• **EXCERPTED RECORDS**:
--- START ---

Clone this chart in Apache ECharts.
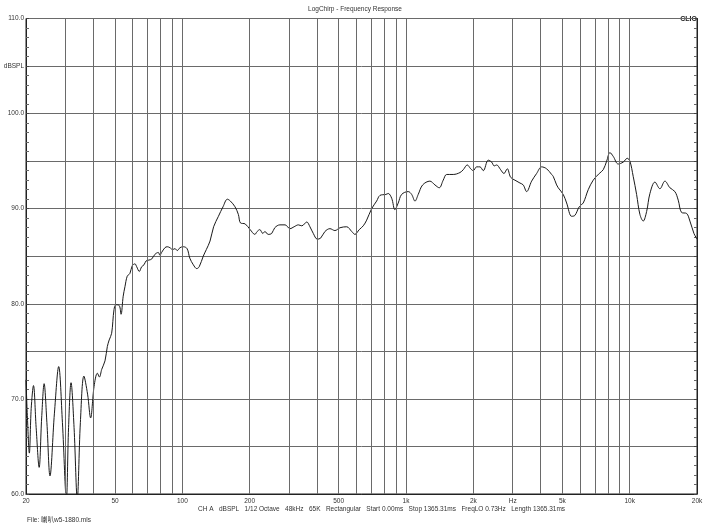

--- END ---
--- START ---

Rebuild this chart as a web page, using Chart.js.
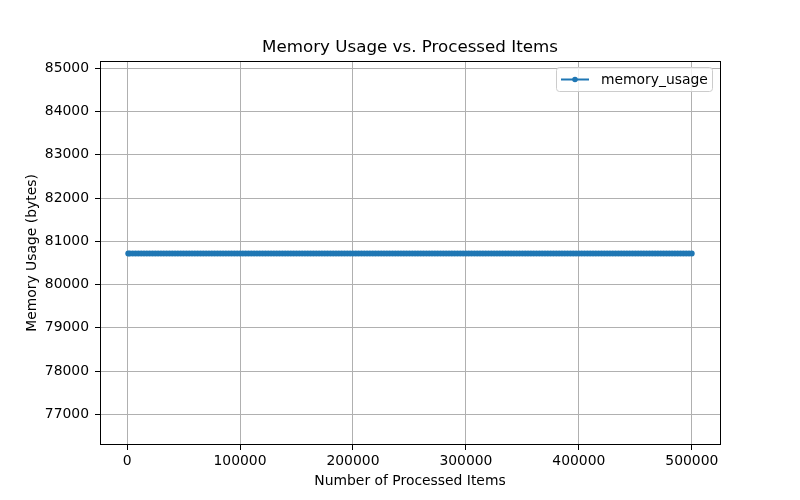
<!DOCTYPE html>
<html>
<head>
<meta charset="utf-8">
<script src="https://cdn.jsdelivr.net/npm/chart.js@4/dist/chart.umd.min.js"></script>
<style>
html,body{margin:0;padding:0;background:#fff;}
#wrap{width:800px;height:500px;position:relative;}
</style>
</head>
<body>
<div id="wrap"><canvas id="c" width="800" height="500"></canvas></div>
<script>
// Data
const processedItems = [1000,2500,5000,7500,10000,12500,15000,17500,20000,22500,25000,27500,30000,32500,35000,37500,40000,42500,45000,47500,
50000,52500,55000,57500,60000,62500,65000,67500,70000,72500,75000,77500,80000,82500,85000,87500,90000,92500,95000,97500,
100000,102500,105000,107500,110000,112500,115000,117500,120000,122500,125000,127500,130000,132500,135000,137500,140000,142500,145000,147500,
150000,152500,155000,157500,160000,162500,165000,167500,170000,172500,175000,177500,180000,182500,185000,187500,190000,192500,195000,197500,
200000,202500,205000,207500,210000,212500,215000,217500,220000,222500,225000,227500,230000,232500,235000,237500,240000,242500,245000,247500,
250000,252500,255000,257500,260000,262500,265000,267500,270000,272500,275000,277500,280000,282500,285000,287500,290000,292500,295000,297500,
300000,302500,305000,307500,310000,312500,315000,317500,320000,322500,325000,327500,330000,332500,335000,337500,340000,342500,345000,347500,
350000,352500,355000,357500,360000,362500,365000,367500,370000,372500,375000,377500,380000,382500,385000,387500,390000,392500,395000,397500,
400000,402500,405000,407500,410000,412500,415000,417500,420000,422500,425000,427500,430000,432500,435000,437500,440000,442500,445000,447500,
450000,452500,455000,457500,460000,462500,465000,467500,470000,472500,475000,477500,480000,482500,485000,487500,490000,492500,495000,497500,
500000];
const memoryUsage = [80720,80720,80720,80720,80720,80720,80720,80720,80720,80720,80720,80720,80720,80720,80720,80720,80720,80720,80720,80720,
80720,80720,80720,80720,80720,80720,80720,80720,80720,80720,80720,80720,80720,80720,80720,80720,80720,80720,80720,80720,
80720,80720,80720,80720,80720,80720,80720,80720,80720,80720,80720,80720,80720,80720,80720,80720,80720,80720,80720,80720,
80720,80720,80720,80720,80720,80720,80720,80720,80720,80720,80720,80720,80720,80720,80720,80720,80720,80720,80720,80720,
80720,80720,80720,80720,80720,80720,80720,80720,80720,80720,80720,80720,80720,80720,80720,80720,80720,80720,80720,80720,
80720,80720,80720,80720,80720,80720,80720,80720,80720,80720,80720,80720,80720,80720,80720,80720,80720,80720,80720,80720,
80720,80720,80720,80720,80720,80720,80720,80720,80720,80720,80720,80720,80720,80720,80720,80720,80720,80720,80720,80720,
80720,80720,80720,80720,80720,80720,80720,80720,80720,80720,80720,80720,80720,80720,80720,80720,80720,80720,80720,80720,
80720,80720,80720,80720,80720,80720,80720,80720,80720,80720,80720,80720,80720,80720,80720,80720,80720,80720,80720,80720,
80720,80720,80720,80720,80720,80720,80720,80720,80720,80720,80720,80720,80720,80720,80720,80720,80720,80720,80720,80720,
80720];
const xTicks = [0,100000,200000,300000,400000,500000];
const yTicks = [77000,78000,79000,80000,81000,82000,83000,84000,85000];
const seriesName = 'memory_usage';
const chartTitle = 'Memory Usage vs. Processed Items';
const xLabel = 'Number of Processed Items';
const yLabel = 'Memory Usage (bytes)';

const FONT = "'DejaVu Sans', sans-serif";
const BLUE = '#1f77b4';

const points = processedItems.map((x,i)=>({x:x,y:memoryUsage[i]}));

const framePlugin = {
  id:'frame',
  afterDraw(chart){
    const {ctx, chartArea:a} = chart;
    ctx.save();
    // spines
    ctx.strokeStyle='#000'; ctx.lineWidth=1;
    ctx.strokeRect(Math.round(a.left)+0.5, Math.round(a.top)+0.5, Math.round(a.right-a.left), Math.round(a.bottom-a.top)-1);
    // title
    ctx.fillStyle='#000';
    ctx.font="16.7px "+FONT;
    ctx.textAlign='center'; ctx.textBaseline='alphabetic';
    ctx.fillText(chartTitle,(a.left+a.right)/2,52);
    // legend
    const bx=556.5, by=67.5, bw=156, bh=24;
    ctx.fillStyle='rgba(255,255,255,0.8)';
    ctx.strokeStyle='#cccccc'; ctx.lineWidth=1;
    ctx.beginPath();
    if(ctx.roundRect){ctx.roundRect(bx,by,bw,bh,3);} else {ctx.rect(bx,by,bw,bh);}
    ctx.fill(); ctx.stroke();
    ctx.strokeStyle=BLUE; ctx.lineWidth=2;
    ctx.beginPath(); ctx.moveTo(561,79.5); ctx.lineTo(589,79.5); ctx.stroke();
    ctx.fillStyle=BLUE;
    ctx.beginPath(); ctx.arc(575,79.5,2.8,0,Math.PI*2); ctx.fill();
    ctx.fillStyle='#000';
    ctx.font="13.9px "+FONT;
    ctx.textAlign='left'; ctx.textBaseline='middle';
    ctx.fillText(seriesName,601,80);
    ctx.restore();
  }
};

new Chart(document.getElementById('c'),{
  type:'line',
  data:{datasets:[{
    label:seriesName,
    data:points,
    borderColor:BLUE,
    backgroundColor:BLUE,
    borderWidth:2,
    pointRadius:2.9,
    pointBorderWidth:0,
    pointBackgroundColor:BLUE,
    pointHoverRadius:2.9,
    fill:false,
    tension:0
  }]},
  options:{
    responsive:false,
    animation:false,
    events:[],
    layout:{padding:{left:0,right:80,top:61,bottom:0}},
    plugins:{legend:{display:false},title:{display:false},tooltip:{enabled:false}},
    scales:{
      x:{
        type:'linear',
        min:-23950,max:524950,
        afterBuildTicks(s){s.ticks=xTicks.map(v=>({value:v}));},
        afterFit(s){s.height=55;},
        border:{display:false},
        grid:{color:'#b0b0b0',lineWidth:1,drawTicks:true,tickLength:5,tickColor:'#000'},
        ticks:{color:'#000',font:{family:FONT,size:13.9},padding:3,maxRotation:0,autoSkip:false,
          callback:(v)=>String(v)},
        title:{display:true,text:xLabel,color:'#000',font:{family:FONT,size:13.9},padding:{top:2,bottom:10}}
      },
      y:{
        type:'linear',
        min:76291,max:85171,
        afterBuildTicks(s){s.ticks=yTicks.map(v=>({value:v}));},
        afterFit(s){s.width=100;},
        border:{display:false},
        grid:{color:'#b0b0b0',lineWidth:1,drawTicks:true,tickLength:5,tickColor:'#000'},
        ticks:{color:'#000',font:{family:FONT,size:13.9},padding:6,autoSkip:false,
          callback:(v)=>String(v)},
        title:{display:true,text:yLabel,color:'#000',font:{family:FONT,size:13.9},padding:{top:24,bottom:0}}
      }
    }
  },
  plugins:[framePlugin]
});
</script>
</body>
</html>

--- END ---
--- START ---

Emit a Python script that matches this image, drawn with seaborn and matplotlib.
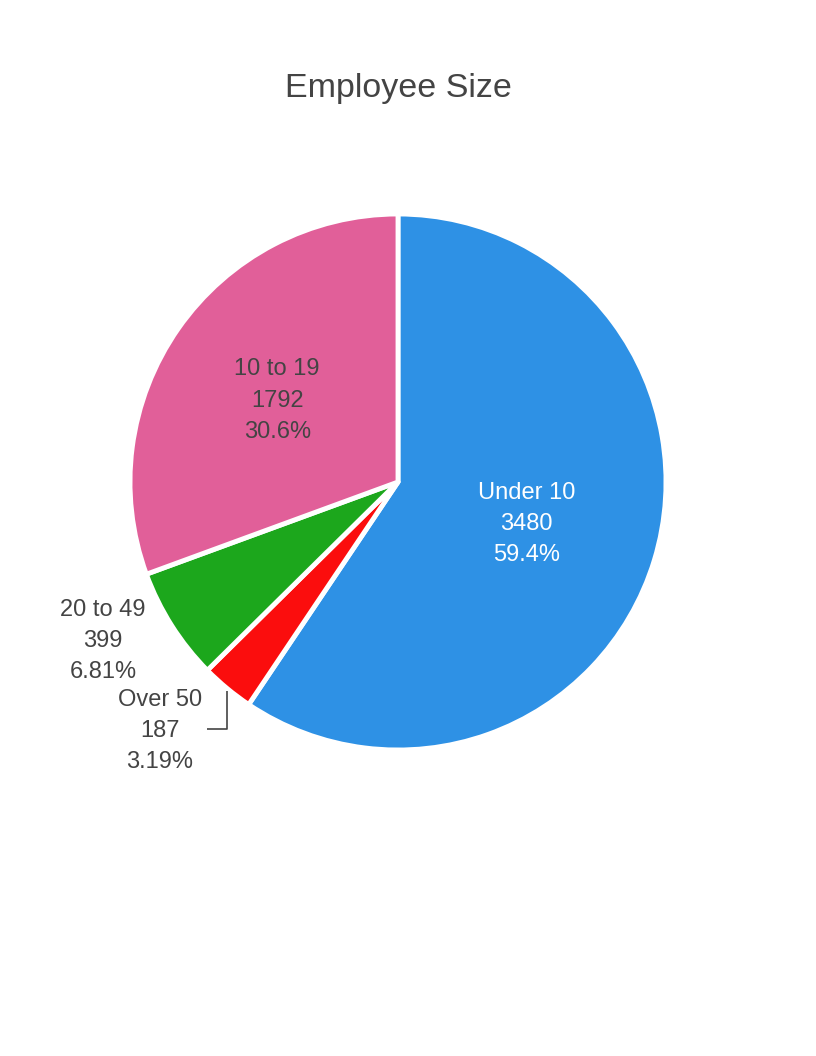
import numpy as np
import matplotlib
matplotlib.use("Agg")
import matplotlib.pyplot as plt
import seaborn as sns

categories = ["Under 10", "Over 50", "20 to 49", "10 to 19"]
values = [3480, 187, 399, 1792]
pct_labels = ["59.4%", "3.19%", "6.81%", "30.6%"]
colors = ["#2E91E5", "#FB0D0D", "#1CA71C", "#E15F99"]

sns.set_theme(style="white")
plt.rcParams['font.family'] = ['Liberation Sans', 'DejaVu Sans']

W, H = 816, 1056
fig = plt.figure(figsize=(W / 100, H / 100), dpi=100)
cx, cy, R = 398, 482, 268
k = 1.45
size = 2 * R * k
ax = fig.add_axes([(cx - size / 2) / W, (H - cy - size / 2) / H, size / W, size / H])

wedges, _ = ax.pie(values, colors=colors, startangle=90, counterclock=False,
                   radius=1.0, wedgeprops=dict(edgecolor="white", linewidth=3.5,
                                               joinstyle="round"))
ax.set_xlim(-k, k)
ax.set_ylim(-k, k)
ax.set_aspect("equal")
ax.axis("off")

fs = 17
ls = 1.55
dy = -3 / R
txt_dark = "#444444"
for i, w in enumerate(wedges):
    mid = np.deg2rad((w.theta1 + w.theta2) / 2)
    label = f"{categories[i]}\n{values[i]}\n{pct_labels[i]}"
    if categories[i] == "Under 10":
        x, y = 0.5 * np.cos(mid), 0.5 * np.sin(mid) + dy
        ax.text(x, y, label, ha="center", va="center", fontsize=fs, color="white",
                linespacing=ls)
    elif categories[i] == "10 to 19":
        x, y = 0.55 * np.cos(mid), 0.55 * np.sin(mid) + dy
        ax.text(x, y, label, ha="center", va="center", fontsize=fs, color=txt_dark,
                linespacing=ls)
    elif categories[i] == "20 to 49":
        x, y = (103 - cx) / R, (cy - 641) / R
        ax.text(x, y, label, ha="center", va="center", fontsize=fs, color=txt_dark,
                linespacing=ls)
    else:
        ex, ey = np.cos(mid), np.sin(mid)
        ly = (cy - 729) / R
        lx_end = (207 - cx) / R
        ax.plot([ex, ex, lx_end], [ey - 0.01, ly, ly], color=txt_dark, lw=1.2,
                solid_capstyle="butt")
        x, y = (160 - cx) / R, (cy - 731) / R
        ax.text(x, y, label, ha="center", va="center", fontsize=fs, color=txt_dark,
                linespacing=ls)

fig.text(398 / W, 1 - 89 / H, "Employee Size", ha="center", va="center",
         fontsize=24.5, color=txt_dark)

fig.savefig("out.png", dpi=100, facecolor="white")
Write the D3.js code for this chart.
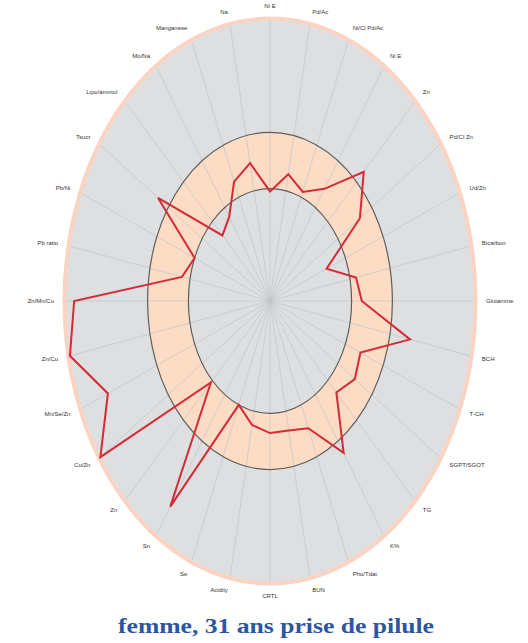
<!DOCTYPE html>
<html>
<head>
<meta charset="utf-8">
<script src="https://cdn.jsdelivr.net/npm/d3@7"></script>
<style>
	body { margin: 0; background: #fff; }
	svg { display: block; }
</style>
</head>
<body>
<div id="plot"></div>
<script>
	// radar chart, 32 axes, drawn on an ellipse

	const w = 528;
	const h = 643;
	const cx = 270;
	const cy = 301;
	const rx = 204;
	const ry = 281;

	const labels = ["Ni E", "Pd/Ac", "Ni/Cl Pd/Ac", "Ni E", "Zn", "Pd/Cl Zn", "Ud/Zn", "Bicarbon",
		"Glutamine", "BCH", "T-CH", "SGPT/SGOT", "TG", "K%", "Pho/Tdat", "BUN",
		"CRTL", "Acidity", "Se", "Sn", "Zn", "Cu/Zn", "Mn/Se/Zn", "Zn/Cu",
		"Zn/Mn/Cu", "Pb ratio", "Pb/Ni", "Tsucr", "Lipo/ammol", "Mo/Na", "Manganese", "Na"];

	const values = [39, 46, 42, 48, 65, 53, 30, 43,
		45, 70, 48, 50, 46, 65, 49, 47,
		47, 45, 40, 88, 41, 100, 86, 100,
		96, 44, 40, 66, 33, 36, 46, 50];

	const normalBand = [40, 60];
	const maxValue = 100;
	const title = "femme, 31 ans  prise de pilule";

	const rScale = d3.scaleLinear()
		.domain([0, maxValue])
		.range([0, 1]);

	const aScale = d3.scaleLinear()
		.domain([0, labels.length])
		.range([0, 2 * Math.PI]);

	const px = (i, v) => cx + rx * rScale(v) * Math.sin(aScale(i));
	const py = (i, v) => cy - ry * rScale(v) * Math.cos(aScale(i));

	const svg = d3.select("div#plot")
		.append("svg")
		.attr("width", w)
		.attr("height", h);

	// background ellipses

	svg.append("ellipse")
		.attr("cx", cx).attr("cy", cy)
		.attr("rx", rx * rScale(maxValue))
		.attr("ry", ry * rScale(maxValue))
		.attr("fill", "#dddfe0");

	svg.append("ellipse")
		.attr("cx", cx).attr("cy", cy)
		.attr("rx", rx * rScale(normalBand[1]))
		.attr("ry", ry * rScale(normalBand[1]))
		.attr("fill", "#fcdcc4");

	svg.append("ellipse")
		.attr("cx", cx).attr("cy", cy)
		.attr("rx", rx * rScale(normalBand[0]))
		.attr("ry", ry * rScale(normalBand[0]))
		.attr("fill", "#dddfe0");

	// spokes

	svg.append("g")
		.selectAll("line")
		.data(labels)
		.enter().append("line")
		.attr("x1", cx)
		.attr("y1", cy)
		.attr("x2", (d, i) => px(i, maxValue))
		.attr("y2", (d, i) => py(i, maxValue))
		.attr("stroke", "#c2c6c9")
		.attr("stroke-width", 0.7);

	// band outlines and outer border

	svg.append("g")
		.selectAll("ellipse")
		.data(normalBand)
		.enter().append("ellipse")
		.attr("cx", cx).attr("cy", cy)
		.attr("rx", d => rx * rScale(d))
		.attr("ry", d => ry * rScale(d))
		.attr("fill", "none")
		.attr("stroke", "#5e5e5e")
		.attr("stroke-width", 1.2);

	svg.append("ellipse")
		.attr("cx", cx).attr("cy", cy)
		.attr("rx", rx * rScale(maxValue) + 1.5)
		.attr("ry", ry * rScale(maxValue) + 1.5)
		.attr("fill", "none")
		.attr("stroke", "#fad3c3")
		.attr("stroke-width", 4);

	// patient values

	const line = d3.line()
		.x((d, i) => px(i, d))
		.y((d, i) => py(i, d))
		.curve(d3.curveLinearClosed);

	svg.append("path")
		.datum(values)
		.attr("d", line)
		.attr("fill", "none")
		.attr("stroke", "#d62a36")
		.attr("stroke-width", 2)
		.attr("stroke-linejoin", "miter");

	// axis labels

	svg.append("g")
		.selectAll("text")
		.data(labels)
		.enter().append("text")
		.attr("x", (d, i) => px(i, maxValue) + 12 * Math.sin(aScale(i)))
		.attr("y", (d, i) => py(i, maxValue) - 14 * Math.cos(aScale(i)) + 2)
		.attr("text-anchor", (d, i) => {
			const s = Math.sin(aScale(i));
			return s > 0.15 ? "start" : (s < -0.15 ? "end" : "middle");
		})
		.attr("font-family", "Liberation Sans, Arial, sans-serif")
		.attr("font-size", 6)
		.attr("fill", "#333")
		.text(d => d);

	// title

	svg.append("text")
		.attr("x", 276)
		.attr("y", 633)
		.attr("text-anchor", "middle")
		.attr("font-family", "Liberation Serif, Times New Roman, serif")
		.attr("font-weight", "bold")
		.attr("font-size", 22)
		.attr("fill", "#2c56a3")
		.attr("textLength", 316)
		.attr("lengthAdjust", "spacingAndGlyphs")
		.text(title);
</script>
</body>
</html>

--- END ---

• **EXERCISE DESCRIPTION**:
Copy nothing but the lines above from the one with "Emit a Python" to the one with "import seaborn as sns", inclusive, word for word. Leave every picture out.

• **CORRECT RESULT**:
Emit a Python script that matches this image, drawn with seaborn and matplotlib.
import numpy as np
import matplotlib
matplotlib.use("Agg")
import matplotlib.pyplot as plt
import seaborn as sns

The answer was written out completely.